Asked how many Hindus had been converted to Christianity by Durai over the last year in the jurisdiction of the Phulpur police, Gaurish Singh said Christian missionaries had reached 80% of the villages and members of the scheduled castes and scheduled tribes were “targets” for conversion. 


“People like Neil lure these poor people with financial help,” he said.  


He added that “these people” follow Christian traditions in matters of faith, but remain Hindu on paper, accept government benefits meant for backward class groups and use the Scheduled Castes And Scheduled Tribes Prevention of Atrocities Act, 1989 to sue upper caste people. “This is a kind of fraud,” he claimed. “I have written a letter in this regard to the district magistrate  of Banaras.” He said the superintendent of police for rural Varanasi was investigating the trend. 

 

In Fatehpur, Police Made 63-Yr-Old Pastor Do Sit-Ups  

Ram Lal, 63, formerly a migrant labourer in Delhi, has lived alone in Khaga tehsil of  Fatehpur district since his wife's death, cared for by a married daughter who  lives nearby.

 

About five years ago, Lal said, he came in contact with a pastor named Man Singh, who taught him to pray. “I began to benefit from the prayers and then started praying for other poor people from 2017 onwards,” he said. “People also started benefiting.”

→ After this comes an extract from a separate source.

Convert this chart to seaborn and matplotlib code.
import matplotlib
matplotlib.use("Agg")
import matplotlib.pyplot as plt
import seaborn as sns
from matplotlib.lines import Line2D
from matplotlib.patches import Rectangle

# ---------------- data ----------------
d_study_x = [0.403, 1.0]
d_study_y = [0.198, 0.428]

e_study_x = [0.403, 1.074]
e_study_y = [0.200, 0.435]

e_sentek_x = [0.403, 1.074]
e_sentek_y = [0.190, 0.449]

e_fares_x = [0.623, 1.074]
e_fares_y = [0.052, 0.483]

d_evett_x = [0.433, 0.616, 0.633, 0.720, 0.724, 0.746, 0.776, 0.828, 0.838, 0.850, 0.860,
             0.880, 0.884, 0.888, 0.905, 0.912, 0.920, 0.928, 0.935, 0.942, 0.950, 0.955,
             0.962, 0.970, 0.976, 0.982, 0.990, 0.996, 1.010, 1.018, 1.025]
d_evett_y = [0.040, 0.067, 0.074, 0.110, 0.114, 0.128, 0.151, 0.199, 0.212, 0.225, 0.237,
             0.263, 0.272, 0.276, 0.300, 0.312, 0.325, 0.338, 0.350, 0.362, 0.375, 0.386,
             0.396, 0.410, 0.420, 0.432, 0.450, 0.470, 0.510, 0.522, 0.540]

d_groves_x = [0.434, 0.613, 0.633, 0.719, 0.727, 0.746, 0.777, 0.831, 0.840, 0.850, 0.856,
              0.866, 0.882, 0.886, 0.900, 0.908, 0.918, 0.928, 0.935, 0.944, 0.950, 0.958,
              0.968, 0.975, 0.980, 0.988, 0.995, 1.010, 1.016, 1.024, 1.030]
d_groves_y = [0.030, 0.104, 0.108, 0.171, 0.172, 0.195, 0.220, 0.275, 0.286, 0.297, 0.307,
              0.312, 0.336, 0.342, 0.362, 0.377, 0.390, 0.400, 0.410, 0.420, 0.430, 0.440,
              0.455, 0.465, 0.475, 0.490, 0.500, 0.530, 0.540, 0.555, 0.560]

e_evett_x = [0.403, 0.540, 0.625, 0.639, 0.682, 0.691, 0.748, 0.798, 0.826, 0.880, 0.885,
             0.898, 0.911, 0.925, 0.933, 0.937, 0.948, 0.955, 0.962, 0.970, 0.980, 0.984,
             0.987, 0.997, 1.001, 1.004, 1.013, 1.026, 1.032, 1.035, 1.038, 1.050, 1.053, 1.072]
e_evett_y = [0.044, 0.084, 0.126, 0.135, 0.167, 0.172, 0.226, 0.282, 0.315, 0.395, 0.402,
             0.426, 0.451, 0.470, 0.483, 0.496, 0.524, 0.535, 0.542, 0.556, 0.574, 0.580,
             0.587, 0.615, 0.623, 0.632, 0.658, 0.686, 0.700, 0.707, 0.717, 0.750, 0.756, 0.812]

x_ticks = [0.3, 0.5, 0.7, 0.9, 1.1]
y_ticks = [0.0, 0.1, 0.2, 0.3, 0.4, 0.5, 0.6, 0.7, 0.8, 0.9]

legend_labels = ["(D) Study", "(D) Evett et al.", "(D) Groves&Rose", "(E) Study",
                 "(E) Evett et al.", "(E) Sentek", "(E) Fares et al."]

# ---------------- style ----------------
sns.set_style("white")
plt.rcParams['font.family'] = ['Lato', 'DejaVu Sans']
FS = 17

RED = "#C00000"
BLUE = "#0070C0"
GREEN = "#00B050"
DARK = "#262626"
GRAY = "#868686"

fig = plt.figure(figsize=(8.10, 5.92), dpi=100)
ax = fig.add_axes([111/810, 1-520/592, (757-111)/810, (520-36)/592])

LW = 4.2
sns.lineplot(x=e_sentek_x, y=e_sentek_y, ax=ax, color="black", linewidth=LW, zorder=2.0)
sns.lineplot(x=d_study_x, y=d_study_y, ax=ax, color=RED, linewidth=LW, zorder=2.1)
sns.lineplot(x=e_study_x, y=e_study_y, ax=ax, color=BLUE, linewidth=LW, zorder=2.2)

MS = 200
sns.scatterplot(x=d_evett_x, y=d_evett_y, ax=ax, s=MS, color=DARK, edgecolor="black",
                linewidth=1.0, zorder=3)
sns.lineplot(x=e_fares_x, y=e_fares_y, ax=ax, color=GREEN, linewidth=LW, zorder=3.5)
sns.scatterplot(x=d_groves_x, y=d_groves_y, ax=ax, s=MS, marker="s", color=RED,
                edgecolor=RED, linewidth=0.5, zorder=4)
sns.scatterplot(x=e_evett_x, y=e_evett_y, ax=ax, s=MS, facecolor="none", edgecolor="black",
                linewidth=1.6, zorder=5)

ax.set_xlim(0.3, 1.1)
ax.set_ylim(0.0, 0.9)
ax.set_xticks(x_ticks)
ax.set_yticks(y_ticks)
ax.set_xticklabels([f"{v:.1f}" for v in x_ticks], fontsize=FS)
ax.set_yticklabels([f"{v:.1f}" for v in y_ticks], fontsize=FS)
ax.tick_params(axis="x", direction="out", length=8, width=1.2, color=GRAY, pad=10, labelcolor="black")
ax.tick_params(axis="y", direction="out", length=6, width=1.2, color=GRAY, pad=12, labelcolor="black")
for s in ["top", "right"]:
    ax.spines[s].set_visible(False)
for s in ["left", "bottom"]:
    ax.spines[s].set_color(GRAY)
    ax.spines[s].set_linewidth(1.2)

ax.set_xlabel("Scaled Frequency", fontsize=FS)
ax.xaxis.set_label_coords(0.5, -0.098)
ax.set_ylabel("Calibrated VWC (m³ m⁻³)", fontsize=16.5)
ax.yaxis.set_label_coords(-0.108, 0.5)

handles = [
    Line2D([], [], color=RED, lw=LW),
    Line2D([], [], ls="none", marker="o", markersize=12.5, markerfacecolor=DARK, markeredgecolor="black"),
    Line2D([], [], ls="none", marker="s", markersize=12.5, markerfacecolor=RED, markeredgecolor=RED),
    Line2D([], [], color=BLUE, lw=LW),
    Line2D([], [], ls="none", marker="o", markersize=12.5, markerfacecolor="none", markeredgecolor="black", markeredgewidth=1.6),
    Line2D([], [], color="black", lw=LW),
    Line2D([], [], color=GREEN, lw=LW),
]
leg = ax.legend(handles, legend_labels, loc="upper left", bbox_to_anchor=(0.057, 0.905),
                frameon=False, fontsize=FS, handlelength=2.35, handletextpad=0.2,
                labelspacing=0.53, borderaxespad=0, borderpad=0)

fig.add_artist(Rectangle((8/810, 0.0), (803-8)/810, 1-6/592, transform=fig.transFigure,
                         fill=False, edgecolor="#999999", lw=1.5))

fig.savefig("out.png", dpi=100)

After the Covid-19 lockdowns, he was offering prayer services at his home in Khaga’s Bairagi Purwa village. 


On 13 January 2022, while he was praying at the home of a villager named Vinod Kumar with about 30 people in attendance, some locals objected. Lal was taken to the Khaga police station where a clerk reportedly asked him why he was converting people’s religion. 

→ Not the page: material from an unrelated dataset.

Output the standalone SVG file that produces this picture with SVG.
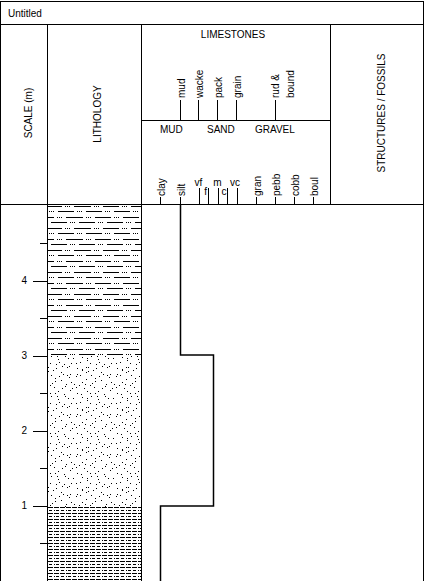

When he was presented before the SHO, a constable told him to hold his ears and do sit-ups. “I, a 63-year-old old man, held my ears and did sit-ups,” he said. “After that I was sent to jail.” He spent 35 days in Fatehpur jail before being released on bail. 


Complainant Was BJP Worker On Campaign Rounds

The FIR lodged at Khaga police station was based on a written application submitted by local youth activist and worker of the Bharatiya Janata Party, Jugesh Singh. 

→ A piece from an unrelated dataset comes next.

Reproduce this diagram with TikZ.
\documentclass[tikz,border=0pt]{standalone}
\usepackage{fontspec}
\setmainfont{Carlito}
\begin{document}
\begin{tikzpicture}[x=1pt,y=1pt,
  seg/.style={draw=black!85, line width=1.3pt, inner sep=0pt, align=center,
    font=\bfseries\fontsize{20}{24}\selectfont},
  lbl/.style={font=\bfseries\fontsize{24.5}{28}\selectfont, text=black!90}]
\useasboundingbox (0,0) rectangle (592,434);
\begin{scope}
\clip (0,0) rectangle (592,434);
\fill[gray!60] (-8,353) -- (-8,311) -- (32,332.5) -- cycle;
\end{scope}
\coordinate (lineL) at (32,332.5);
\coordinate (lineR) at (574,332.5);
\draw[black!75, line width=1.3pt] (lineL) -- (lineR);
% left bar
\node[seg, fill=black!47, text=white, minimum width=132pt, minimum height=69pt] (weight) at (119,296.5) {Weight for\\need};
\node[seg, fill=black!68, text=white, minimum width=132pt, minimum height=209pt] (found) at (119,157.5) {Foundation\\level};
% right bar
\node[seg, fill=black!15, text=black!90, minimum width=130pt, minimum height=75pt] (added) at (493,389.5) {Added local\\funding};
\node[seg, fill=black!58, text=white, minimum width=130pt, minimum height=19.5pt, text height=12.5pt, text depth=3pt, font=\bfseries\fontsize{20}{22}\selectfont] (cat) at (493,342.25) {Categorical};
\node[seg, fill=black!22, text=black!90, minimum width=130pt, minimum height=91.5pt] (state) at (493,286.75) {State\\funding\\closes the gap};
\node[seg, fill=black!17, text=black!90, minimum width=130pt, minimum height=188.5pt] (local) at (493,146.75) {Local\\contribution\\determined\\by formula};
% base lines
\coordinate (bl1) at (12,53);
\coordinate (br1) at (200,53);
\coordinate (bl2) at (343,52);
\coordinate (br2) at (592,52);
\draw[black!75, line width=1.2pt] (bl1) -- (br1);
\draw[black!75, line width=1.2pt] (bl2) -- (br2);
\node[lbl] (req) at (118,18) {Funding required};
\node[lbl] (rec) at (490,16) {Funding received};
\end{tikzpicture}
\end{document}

According to the FIR, Lal was spreading propaganda for Christianity by gathering local people, distributing books related to Christianity. “He asked me and my companions to convert to Christianity,” the complainant’s application said.  


The Khaga police booked Lal under sections 188 (disobedience to order promulgated by public servant), 295-A, 504 of the IPC and sections 3 and 5(1) of Uttar Pradesh Prohibition Of Unlawful Conversion Of Religion Act, 2021.


Jugesh Singh told Article 14 that he had visited Khaga's villages in connection with campaigning for the BJP in the assembly elections. “On the way, we found 70 to 80 people present at this location, praying,” he said. “On seeing us, all of them started saying we would be destroyed.” He claimed that is when they called the Khaga police.


Asked how many Hindu families had been converted to Christanity by Lal, and about the Constitution permitting all religious literature in Indian homes, Jugesh Singh did not respond. 

 

Inspector Rajiv Singh, the investigating officer, told Article 14 that when police arrived at the spot, about 60 to 70 people of all age groups were present, and all were outsiders. “That is how the case came to light that they were lured by Lal.”


He refused to discuss the matter further when asked what inducements had been offered by the accused. 


Lal said only 30 people had gathered for the prayers, and that he himself belongs to a scheduled caste. “You have seen my house,” he said. “If I had money to lure someone, I would have built my house first.” 


His financial condition had worsened since the arrest, Lal said, the Rs 100-Rs 200 he would be given as donations for conducting the prayers having dried up now that he no longer visited people’s homes to pray.  


“I visit my daughter’s house where I eat two meals a day,” he said. “Neither she nor my son-in-law has any objection to my prayers.”


(Mohammad Sartaj Alam is an independent journalist based in Lucknow.)